I was in Australia this last week, working with some teachers at MYSA on You Pour, I Choose. It’s a task that asks which of two glasses has more soda and involves, among other skills, a fairly straightforward application of volume.
A teacher in the workshop called me over. “I’m not a math teacher,” she told me, and then pointed to the person next to her who had calculated the formula for volume of a cylinder.
“But that seems like more work than you need to do,” she said. “We don’t care about the exact amount. We care which one has more. With both glasses, we multiply by pi and square the radius. So all you really need to do is multiply the radius by the height for both glasses and compare the result. That’ll tell you which one has more.”
This was a rather stunning suggestion, made all the more impressive by the fact that this woman doesn’t immerse herself in numbers and variables for a living like the rest of us.
I have two questions:
- Is she right? She’s certainly right in this case. Both the volume formula and her shortcut indicate the left glass has more soda.

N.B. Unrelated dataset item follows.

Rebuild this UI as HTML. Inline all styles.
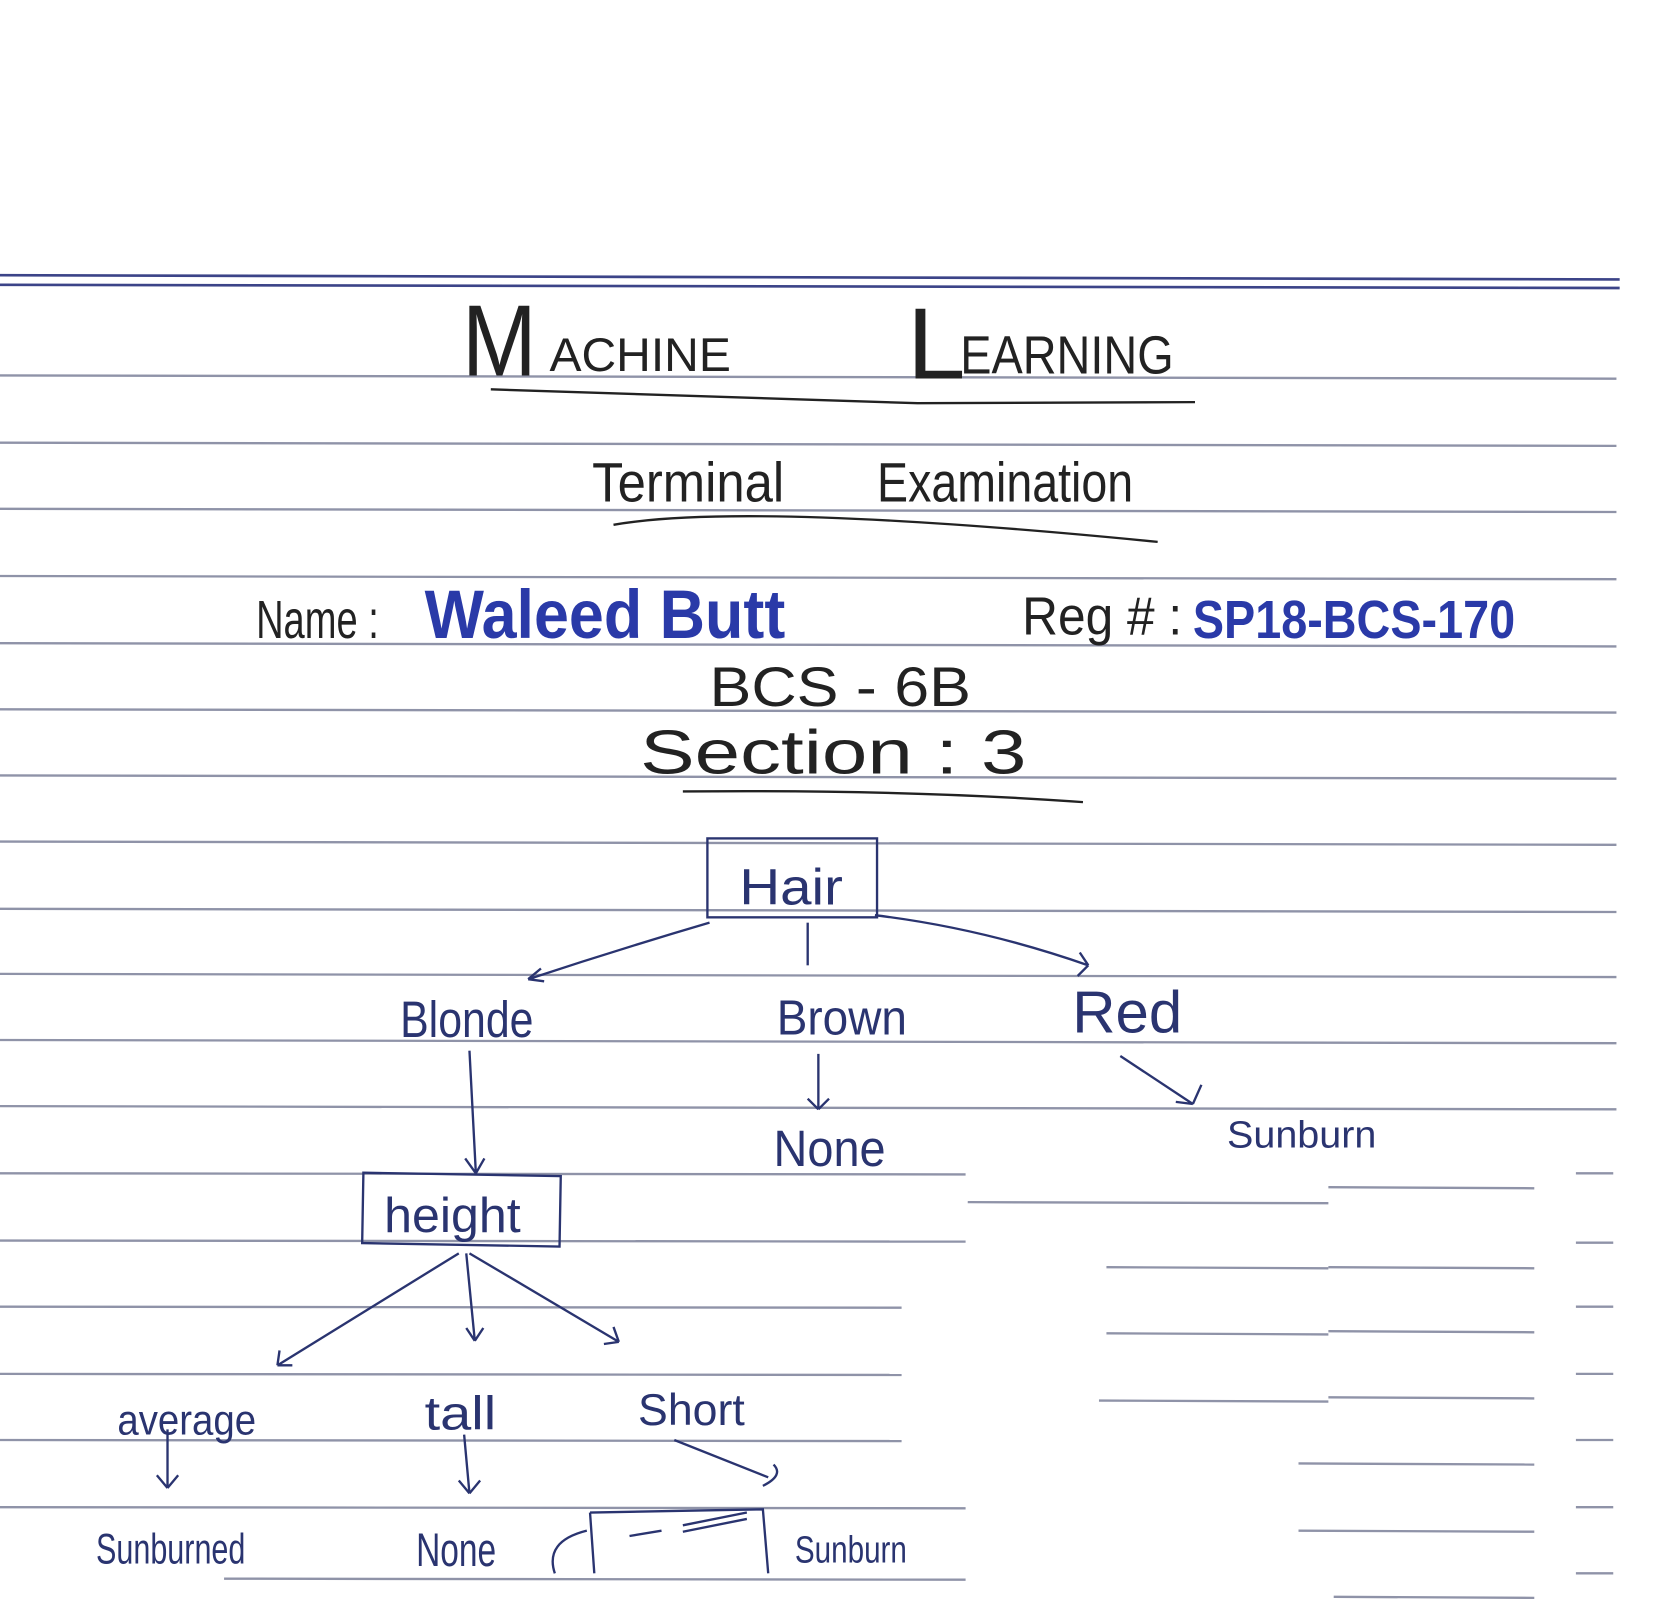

- As her teacher, what do you do next?
I’ll update this post tomorrow.
2013 May 29. I knew just telling her, “That’s wrong.” would be unsatisfying because, explicitly, she said, “Am I wrong?” but, implicitly, she was saying, “If I’m wrong, then make me believe it.” I knew the current problem wasn’t helping me out because her shortcut actually worked.
I knew this woman had dropped me off deep in the woods of “constructing and critiquing arguments” but I didn’t know yet what I was going to do about it.
“Whoa,” I said. “Does that work? If that works that’s going to save us a lot of time going forward. Let me bring your idea to the group and see what everybody thinks.”
In the meantime I stewed over a counterexample. It took me more than a minute to think of one because a) I was kind of adrenalized by the whole exchange, and b) I don’t do this on a daily basis anymore so my counterexample-finding muscle has become doughy and underused.
I posed her shortcut to the group and said, “What do you think? Does this work?” I gave them time to think and debate about it. Someone came back and said, “No, it doesn’t work. Imagine two cylinders with different heights and a radius of one.”
Awesome, right? This particular counterexample doesn’t disprove the rule. The square of one is also one so her rule works here also.
Eventually someone suggested two examples where the product of the radius and height were the same but where the radius and the height were different in each cylinder. The shortcut says they should have the volume. The formula for volume says they’re different.
Final note: students are often asked to prove conjectures that are either a) totally obvious (“the sum of two even numbers is even” in high school) or b) totally abstract (“prove the slopes of two perpendicular lines are negative reciprocals” in middle school). It’s rare to find a conjecture that is both easily understood by the class and not obviously correct or incorrect. I’m filing this one away.